- Interactive map of Inome cave
- 35°26′31″N 132°42′30″E﻿ / ﻿35.44194°N 132.70833°E
- Periods: Jōmon to Kofun period
- Location: Izumo, Shimane, Japan
- Region: San'in region

Site notes
- Public access: Yes

= Inome Cave =

Archaeological site in Izumo, Japan

The Inome cave (猪目洞窟, Inome dōkutsu) is an archaeological site consisting of a cave dwelling in the Inome neighborhood of the city of Izumo, Shimane Prefecture in the San'in region of Japan. The site was designated a National Historic Site of Japan in 1986.

==Overview==
The Inome cave is a large sea erosion cave located at the western end of Inome Bay on the coast of the Sea of Japan.

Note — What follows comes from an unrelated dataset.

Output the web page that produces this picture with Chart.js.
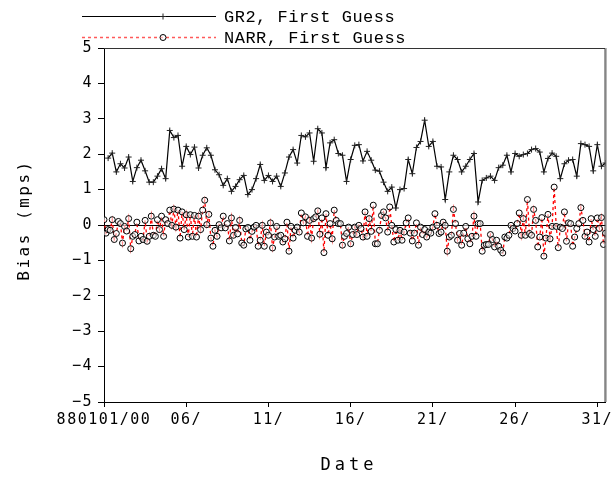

The mouth of the cave faces east and is 36 meters wide, 12 meters high at the center, and 50 meters deep. In October 1948, during restoration work on the Inome fishing port, various relics were discovered by chance in the sand and gravel which had accumulated on the floor of this cave. Archaeological excavation revealed that the artifacts were in well-preserved stratigraphic layers and consisted of Jōmon pottery, Yayoi pottery, Kaisen and Haji ware, Sue ware, various wooden products, and more than a dozen human bones. The skeleton of a man buried in a supine position with earthenware from the late Yayoi period, and six shell rings on his right arm was found intact, as was a dugout canoe from the Kofun period presumed to have been used for a burial. In addition, many natural relics such as shellfish, animal and fish bones, rice and other edible seeds, and pieces of wood were recovered. The relics excavated from this cave are designated as Shimane Prefecture Tangible Cultural Properties. The excavated artifacts are stored in the neighboring Inome Cave Artifacts Inclusion Layer Museum.

Also, it is believed that this cave is referred to as 'Yomi no Ana' (Entrance to the Underworld) in the Nara period Izumo no Kuni Fudoki.

The site is located about 30 minutes by car from Unshū-Hirata Station on the Ichibata Electric Railway Kita-Matsue Line.